Dataset items
= = =

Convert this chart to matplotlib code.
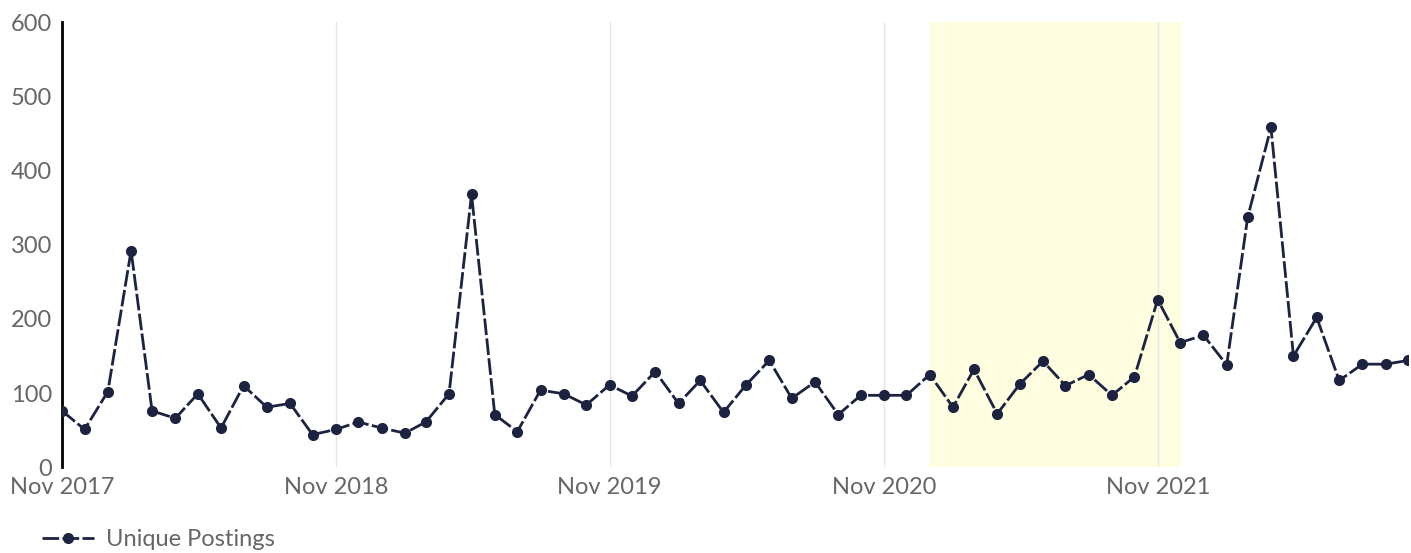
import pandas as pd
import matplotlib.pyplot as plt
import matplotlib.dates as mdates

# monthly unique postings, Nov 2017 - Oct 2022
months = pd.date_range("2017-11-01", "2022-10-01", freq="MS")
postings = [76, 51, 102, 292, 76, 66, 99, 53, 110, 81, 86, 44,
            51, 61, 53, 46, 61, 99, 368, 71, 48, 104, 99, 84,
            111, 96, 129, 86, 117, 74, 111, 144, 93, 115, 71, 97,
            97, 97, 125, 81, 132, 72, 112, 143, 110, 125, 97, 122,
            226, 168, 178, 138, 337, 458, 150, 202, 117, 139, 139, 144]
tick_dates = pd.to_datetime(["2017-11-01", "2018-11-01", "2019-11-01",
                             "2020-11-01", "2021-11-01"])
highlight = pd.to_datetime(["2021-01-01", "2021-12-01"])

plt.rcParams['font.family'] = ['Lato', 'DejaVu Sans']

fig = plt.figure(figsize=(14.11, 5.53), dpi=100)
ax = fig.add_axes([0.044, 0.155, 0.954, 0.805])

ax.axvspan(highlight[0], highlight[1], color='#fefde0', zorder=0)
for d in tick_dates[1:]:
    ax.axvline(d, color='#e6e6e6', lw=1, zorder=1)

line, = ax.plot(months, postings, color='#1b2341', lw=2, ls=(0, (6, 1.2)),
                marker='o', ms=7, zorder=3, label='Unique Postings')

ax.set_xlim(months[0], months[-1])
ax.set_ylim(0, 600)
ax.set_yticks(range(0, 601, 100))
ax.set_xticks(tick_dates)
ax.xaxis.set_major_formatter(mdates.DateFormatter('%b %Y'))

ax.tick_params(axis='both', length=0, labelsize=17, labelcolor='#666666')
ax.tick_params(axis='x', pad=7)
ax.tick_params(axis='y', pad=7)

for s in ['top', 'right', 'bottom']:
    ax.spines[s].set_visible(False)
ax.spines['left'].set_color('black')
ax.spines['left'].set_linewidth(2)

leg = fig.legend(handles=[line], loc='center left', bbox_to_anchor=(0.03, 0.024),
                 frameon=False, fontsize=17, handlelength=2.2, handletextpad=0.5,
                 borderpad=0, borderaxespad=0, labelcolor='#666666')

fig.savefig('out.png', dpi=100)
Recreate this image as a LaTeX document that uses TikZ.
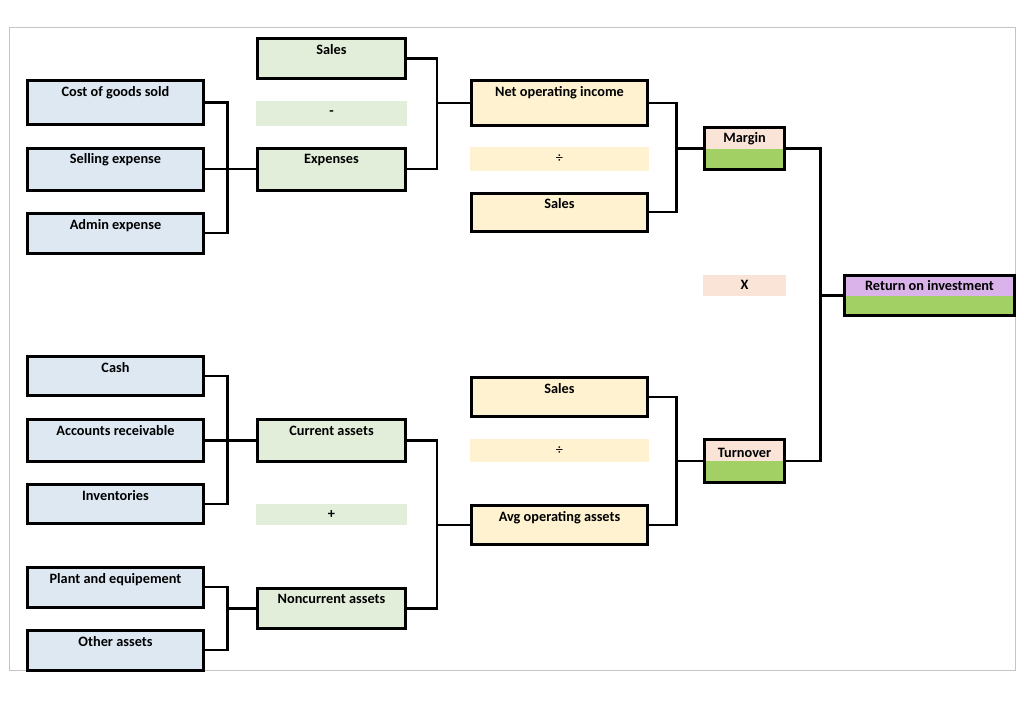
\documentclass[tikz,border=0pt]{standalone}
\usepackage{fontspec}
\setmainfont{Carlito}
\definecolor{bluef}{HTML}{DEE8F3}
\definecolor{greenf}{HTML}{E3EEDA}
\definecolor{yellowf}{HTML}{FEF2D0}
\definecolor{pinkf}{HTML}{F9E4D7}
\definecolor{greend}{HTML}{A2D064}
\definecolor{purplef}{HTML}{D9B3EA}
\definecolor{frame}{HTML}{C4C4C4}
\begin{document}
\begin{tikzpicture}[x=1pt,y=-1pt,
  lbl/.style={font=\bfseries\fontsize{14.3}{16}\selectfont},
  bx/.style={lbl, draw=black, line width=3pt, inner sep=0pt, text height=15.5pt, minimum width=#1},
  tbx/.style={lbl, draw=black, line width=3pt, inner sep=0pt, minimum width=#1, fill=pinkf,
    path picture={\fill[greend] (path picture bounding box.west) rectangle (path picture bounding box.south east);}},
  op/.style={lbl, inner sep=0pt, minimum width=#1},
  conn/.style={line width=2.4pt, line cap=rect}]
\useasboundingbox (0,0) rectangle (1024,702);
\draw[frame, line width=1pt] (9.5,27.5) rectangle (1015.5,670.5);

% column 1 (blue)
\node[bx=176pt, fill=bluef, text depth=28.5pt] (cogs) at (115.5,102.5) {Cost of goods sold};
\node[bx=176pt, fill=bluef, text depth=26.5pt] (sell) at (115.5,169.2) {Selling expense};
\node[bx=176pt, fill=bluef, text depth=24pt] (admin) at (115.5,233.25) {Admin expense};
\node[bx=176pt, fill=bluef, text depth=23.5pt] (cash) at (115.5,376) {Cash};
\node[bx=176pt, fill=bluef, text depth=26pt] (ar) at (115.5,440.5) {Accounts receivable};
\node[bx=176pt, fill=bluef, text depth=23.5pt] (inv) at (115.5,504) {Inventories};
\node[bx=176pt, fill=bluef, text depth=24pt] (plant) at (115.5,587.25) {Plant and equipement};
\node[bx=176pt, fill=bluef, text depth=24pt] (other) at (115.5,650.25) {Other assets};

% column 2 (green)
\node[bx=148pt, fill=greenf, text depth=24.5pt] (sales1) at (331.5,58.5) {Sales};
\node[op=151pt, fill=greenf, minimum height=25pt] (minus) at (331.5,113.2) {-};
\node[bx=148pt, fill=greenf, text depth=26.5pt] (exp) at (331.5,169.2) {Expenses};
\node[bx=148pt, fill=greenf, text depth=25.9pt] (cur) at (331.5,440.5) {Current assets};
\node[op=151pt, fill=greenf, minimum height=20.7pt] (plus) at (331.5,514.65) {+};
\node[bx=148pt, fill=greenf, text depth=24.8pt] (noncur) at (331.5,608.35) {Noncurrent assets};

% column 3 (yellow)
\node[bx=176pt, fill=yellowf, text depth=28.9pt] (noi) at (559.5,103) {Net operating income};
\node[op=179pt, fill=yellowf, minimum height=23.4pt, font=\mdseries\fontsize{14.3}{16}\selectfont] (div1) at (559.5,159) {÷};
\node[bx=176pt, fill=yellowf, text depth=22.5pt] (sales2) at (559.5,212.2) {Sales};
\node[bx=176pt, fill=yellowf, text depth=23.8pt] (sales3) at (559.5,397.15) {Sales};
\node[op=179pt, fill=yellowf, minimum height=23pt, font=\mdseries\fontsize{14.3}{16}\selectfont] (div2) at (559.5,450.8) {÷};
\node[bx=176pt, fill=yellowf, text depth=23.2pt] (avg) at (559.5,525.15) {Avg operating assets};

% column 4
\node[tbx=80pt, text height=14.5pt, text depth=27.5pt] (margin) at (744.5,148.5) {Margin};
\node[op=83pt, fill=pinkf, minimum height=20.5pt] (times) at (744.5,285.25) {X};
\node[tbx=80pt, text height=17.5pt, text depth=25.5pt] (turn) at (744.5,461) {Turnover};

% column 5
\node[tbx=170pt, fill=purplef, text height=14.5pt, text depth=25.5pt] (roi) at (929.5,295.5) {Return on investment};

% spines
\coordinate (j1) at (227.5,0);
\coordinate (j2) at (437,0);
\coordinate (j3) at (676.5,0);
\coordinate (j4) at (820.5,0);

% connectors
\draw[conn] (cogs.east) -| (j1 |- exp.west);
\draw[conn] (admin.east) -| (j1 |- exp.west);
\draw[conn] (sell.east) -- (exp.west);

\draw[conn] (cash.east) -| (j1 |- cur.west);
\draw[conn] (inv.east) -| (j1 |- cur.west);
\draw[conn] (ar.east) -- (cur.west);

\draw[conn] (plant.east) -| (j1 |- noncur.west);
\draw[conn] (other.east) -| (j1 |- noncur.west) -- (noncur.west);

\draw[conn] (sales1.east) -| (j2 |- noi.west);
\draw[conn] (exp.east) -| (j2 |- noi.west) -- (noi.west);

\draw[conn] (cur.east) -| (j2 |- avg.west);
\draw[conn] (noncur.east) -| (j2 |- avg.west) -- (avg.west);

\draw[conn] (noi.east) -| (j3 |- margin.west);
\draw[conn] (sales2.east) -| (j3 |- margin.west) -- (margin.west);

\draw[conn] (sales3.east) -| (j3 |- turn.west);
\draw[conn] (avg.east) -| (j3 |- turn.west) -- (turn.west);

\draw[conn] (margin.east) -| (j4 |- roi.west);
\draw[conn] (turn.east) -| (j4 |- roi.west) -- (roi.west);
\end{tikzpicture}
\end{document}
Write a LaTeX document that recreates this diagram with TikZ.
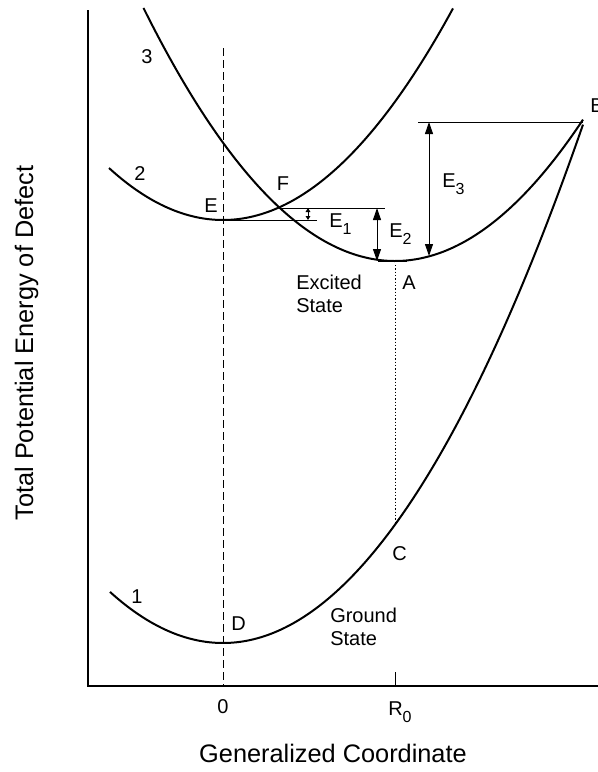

= = =

# Instructions for the task:
Can the lines from the start of the records through the line with "import matplotlib.dates as mdates" be given again exactly, with the pictures left out?

# Finished answer:
Convert this chart to matplotlib code.
import pandas as pd
import matplotlib.pyplot as plt
import matplotlib.dates as mdates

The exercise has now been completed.